IMO, while this is a convenience for the programmer, it should not be an excuse to write (what I take to be) worse tests. Of the many downsides of basing tests around concrete string representations, the one I’ve had to slog thru most recently is that it makes cross-platform testing a real pain and can require all sorts of tedious and brittle workarounds to deal with path, encoding, and line ending normalization.

My rule of thumb is: don’t test raw string input/output unless what you are trying to tests it the parsing and generation of concrete string representations. Otherwise, I think you are inviting a lot of fragility and violating the proper abstraction boundaries of the code under test.

Testing CLI’s via dune’s cram testing is a special case here, in my view: if you are testing a CLI, you are necessarily testing the concrete string I/O.

Based on the name of this test, parsing a minimal pod, I would think that what we mainly want to focus on here is testing that we can read parse a string into the expected program. So I would probably inclined to do nothing with JSON here at all: rather, I would just want some tests that parsed into values of the program type and then compared that against my expected value of the time.

I would want a separate set of tests to check that, given a pre-determined program, I can generate the expected Yojson. This may actually be a nice place to employ property based testing.

I would only use expect tests for testing CLI interaction and/or pretty printing of my custom data (e.g., if you have a concrete representation of programs).

Nice looking project, thanks for sharing! The bits of code I looked over seem quite clean too :slight_smile: Looking forwarding to seeing how it evolves :slight_smile:

As an addendum, IMO whether or not this is “a good test” depends on what it is trying to test. IMO, this is a good test if you are trying to test round-trip parsing from string to string, and you care about the concrete JSON representation (e.g., it’s important that it all be on one line, or indented etc.). But IMO it’s not a great test of just the parsing, because it can fail for reasons that having nothing to do with the parsing (e.g., because Yojson changes something).

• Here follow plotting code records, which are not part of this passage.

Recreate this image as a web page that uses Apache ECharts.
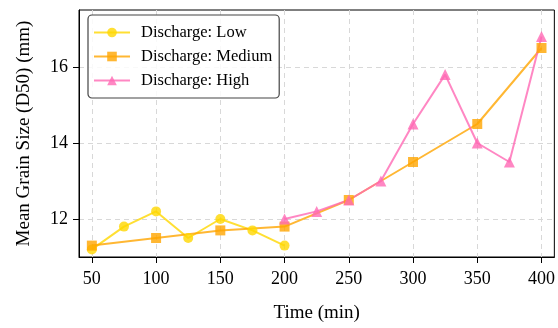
<!DOCTYPE html>
<html><head><meta charset="utf-8">
<script src="https://cdn.jsdelivr.net/npm/echarts@6/dist/echarts.min.js"></script>
<style>html,body{margin:0;padding:0;background:#fff}#c{width:558px;height:328px}</style>
</head><body><div id="c"></div>
<script>
const lowTime = [50, 75, 100, 125, 150, 175, 200];
const lowD50 = [11.2, 11.8, 12.2, 11.5, 12.0, 11.7, 11.3];
const medTime = [50, 100, 150, 200, 250, 300, 350, 400];
const medD50 = [11.3, 11.5, 11.7, 11.8, 12.5, 13.5, 14.5, 16.5];
const highTime = [200, 225, 250, 275, 300, 325, 350, 375, 400];
const highD50 = [12.0, 12.2, 12.5, 13.0, 14.5, 15.8, 14.0, 13.5, 16.8];
const xTicks = [50, 100, 150, 200, 250, 300, 350, 400];
const yTicks = [12, 14, 16];
const seriesNames = ['Discharge: Low', 'Discharge: Medium', 'Discharge: High'];

const FONT = 'Liberation Serif';
const zip = (xs, ys) => xs.map((x, i) => [x, ys[i]]);

function mkSeries(name, data, color, symbol, size) {
  return {
    name, type: 'line', data,
    symbol, symbolSize: size,
    lineStyle: { color, width: 2, opacity: 0.8 },
    itemStyle: { color, opacity: 0.8 },
    emphasis: { disabled: true },
    animation: false
  };
}

const chart = echarts.init(document.getElementById('c'), null, { renderer: 'canvas' });
chart.setOption({
  backgroundColor: '#fff',
  textStyle: { fontFamily: FONT },
  grid: { left: 79, right: 3, top: 10, bottom: 68, show: true, borderColor: '#000', borderWidth: 1 },
  legend: {
    orient: 'vertical', left: 88, top: 15,
    data: seriesNames,
    itemWidth: 36, itemHeight: 12, itemGap: 7,
    padding: [9, 7, 9, 5],
    backgroundColor: 'rgba(255,255,255,0.85)',
    borderColor: '#444', borderWidth: 1.2, borderRadius: 4,
    textStyle: { fontFamily: FONT, fontSize: 16.5, color: '#000', lineHeight: 16, padding: [0, 0, 0, 6] }
  },
  xAxis: {
    type: 'value', min: 40, max: 410,
    name: 'Time (min)', nameLocation: 'middle', nameGap: 47,
    nameTextStyle: { fontFamily: FONT, fontSize: 19, color: '#000' },
    axisLine: { show: true, lineStyle: { color: '#000', width: 1 } },
    axisTick: { show: true, customValues: xTicks, length: 6, lineStyle: { color: '#000' } },
    axisLabel: { customValues: xTicks, fontFamily: FONT, fontSize: 18, color: '#000', margin: 13 },
    splitLine: { show: true, lineStyle: { color: '#d8d8d8', type: [5, 4], width: 1 } }
  },
  yAxis: {
    type: 'value', min: 11.0, max: 17.5,
    name: 'Mean Grain Size (D50) (mm)', nameLocation: 'middle', nameGap: 45,
    nameTextStyle: { fontFamily: FONT, fontSize: 19, color: '#000' },
    axisLine: { show: true, lineStyle: { color: '#000', width: 1 } },
    axisTick: { show: true, customValues: yTicks, length: 6, lineStyle: { color: '#000' } },
    axisLabel: { customValues: yTicks, fontFamily: FONT, fontSize: 18, color: '#000', margin: 11 },
    splitLine: { show: true, lineStyle: { color: '#d8d8d8', type: [5, 4], width: 1 } }
  },
  series: [
    mkSeries(seriesNames[0], zip(lowTime, lowD50), '#FFD700', 'circle', 10),
    mkSeries(seriesNames[1], zip(medTime, medD50), '#FFA500', 'rect', 10),
    mkSeries(seriesNames[2], zip(highTime, highD50), '#FF69B4', 'triangle', 11)
  ]
});
</script></body></html>
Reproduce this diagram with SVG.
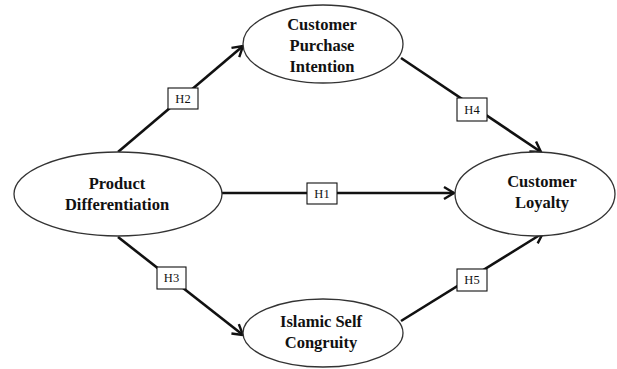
<svg xmlns="http://www.w3.org/2000/svg" width="617" height="369" viewBox="0 0 617 369">
  <style>
    .node ellipse { fill: #ffffff; stroke: #333333; stroke-width: 1.3; }
    .node text { font-family: "Liberation Serif", "DejaVu Serif", serif; font-size: 16.5px; font-weight: bold; fill: #111111; text-anchor: middle; }
    .edge line { stroke: #111111; stroke-width: 2.6; marker-end: url(#arrow); }
    .tag rect { fill: #ffffff; stroke: #111111; stroke-width: 1.1; }
    .tag text { font-family: "Liberation Serif", "DejaVu Serif", serif; font-size: 12.5px; fill: #111111; text-anchor: middle; }
  </style>
  <defs>
    <marker id="arrow" markerUnits="userSpaceOnUse" markerWidth="16" markerHeight="16" viewBox="-12 -8 14 16" refX="0" refY="0" orient="auto">
      <path d="M-10,-6 L0,0 L-10,6" fill="none" stroke="#111111" stroke-width="2.4" stroke-linejoin="miter"/>
    </marker>
  </defs>
  <rect width="617" height="369" fill="#ffffff"/>

  <!-- connectors -->
  <g id="connectors" class="edge">
    <line x1="118" y1="152" x2="243" y2="46"/>
    <line x1="222" y1="193" x2="454" y2="193"/>
    <line x1="401" y1="58" x2="541" y2="152"/>
    <line x1="118" y1="237" x2="243" y2="335"/>
    <line x1="401" y1="321" x2="543" y2="233"/>
  </g>

  <!-- hypothesis tags -->
  <g id="tags">
    <g class="tag" id="tag-h2"><rect x="168" y="88" width="30" height="21"/><text x="183" y="103">H2</text></g>
    <g class="tag" id="tag-h1"><rect x="307" y="183" width="30" height="21"/><text x="322" y="198">H1</text></g>
    <g class="tag" id="tag-h4"><rect x="457" y="98" width="30" height="23"/><text x="472" y="114">H4</text></g>
    <g class="tag" id="tag-h3"><rect x="157" y="267" width="29" height="22"/><text x="171.5" y="282">H3</text></g>
    <g class="tag" id="tag-h5"><rect x="457" y="269" width="30" height="22"/><text x="472" y="284">H5</text></g>
  </g>

  <!-- constructs -->
  <g class="node" id="customer-purchase-intention">
    <ellipse cx="323" cy="44" rx="80" ry="39"/>
    <text x="322" y="30">Customer</text>
    <text x="322" y="51">Purchase</text>
    <text x="322" y="72">Intention</text>
  </g>
  <g class="node" id="product-differentiation">
    <ellipse cx="118" cy="194" rx="104" ry="42"/>
    <text x="117" y="189">Product</text>
    <text x="117" y="210">Differentiation</text>
  </g>
  <g class="node" id="customer-loyalty">
    <ellipse cx="535" cy="194" rx="80" ry="42"/>
    <text x="542" y="187">Customer</text>
    <text x="542" y="208">Loyalty</text>
  </g>
  <g class="node" id="islamic-self-congruity">
    <ellipse cx="323" cy="333" rx="80" ry="34"/>
    <text x="321" y="327">Islamic Self</text>
    <text x="321" y="348">Congruity</text>
  </g>
</svg>
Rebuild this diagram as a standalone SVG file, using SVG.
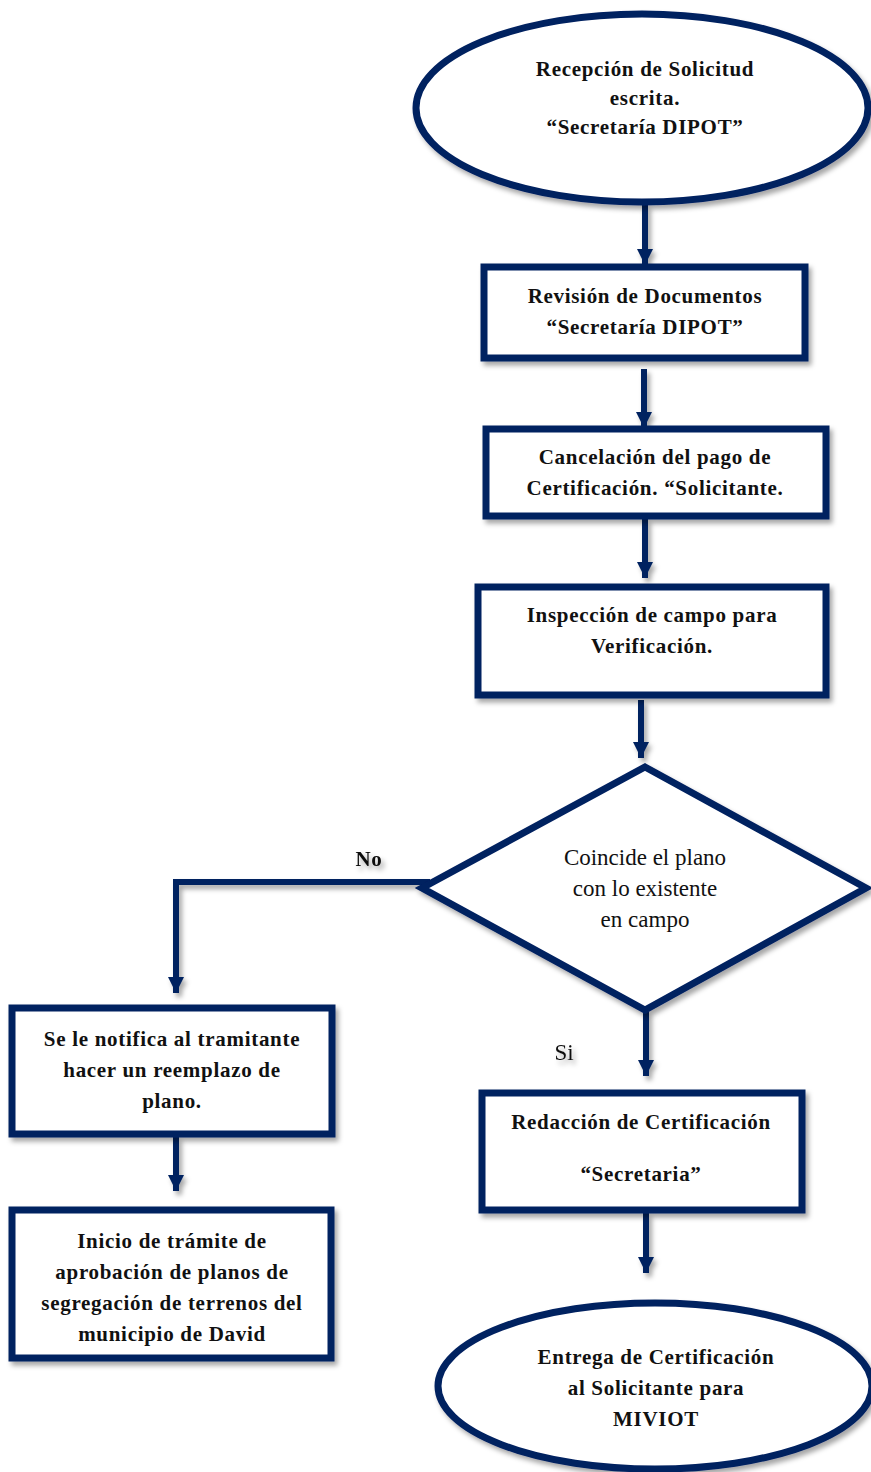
<svg xmlns="http://www.w3.org/2000/svg" width="871" height="1472" viewBox="0 0 871 1472">
<style>
.shape{fill:#ffffff;stroke:#002060;stroke-width:7;filter:url(#sh)}
text{font-family:"Liberation Serif","Times New Roman",serif;fill:#111;text-anchor:middle}
.lbl{font-size:21px;font-weight:bold;letter-spacing:0.7px}
.cond{font-size:23px}
.conn{stroke:#002060;stroke-width:6;fill:none}
</style>
<defs>
<filter id="sh" x="-10%" y="-10%" width="125%" height="130%">
<feDropShadow dx="3" dy="4" stdDeviation="2.5" flood-color="#000" flood-opacity="0.35"/>
</filter>
<marker id="ah" markerUnits="userSpaceOnUse" markerWidth="18" markerHeight="16" refX="16" refY="8" orient="auto">
<path d="M0,0 L16,8 L0,16 Z" fill="#002060"/>
</marker>
</defs>
<g id="connectors" filter="url(#sh)">
<line class="conn" x1="645" y1="205" x2="645" y2="265" marker-end="url(#ah)"/>
<line class="conn" x1="644" y1="369" x2="644" y2="428" marker-end="url(#ah)"/>
<line class="conn" x1="645" y1="519" x2="645" y2="578" marker-end="url(#ah)"/>
<line class="conn" x1="641" y1="700" x2="641" y2="758" marker-end="url(#ah)"/>
<polyline class="conn" points="430,882 176,882 176,993" marker-end="url(#ah)"/>
<line class="conn" x1="176" y1="1137" x2="176" y2="1191" marker-end="url(#ah)"/>
<line class="conn" x1="646" y1="1012" x2="646" y2="1076" marker-end="url(#ah)"/>
<line class="conn" x1="646" y1="1213" x2="646" y2="1273" marker-end="url(#ah)"/>
<text class="lbl" x="369" y="866">No</text>
<text class="cond" x="564" y="1060">Si</text>
</g>
<g id="n1">
<ellipse class="shape" cx="642" cy="108" rx="226" ry="94"/>
<text class="lbl" x="645" y="76">Recepción de Solicitud</text>
<text class="lbl" x="645" y="105">escrita.</text>
<text class="lbl" x="645" y="134">“Secretaría DIPOT”</text>
</g>
<g id="n2">
<rect class="shape" x="484" y="267" width="321" height="91"/>
<text class="lbl" x="645" y="303">Revisión de Documentos</text>
<text class="lbl" x="645" y="334">“Secretaría DIPOT”</text>
</g>
<g id="n3">
<rect class="shape" x="486" y="429" width="340" height="87"/>
<text class="lbl" x="655" y="464">Cancelación del pago de</text>
<text class="lbl" x="655" y="495">Certificación. “Solicitante.</text>
</g>
<g id="n4">
<rect class="shape" x="478" y="587" width="348" height="108"/>
<text class="lbl" x="652" y="622">Inspección de campo para</text>
<text class="lbl" x="652" y="653">Verificación.</text>
</g>
<g id="n5">
<polygon class="shape" points="645,767 866,888 645,1010 422,888"/>
<text class="cond" x="645" y="865">Coincide el plano</text>
<text class="cond" x="645" y="896">con lo existente</text>
<text class="cond" x="645" y="927">en campo</text>
</g>
<g id="n6">
<rect class="shape" x="12" y="1008" width="320" height="126"/>
<text class="lbl" x="172" y="1046">Se le notifica al tramitante</text>
<text class="lbl" x="172" y="1077">hacer un reemplazo de</text>
<text class="lbl" x="172" y="1108">plano.</text>
</g>
<g id="n7">
<rect class="shape" x="12" y="1210" width="319" height="148"/>
<text class="lbl" x="172" y="1248">Inicio de trámite de</text>
<text class="lbl" x="172" y="1279">aprobación de planos de</text>
<text class="lbl" x="172" y="1310">segregación de terrenos del</text>
<text class="lbl" x="172" y="1341">municipio de David</text>
</g>
<g id="n8">
<rect class="shape" x="482" y="1093" width="320" height="117"/>
<text class="lbl" x="641" y="1129">Redacción de Certificación</text>
<text class="lbl" x="641" y="1181">“Secretaria”</text>
</g>
<g id="n9">
<ellipse class="shape" cx="655" cy="1386" rx="217" ry="83"/>
<text class="lbl" x="656" y="1364">Entrega de Certificación</text>
<text class="lbl" x="656" y="1395">al Solicitante para</text>
<text class="lbl" x="656" y="1426">MIVIOT</text>
</g>
</svg>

In the latter case, iou still do want to be testing the JSON but not the particular concrete details, I’d parse the expected JSON to a Yojson from a string, but not compare against a string.

2 posts were split to a new topic: Brittleness of snapshot tests

I just wanted to say thank you once again to everyone who contributed to this thread. I learned a lot simply by reading the replies, including the spin-off discussion around snapshot test brittleness, which I found especially insightful.

I’d honestly love to invite you all for a coffee somewhere and keep the conversation going!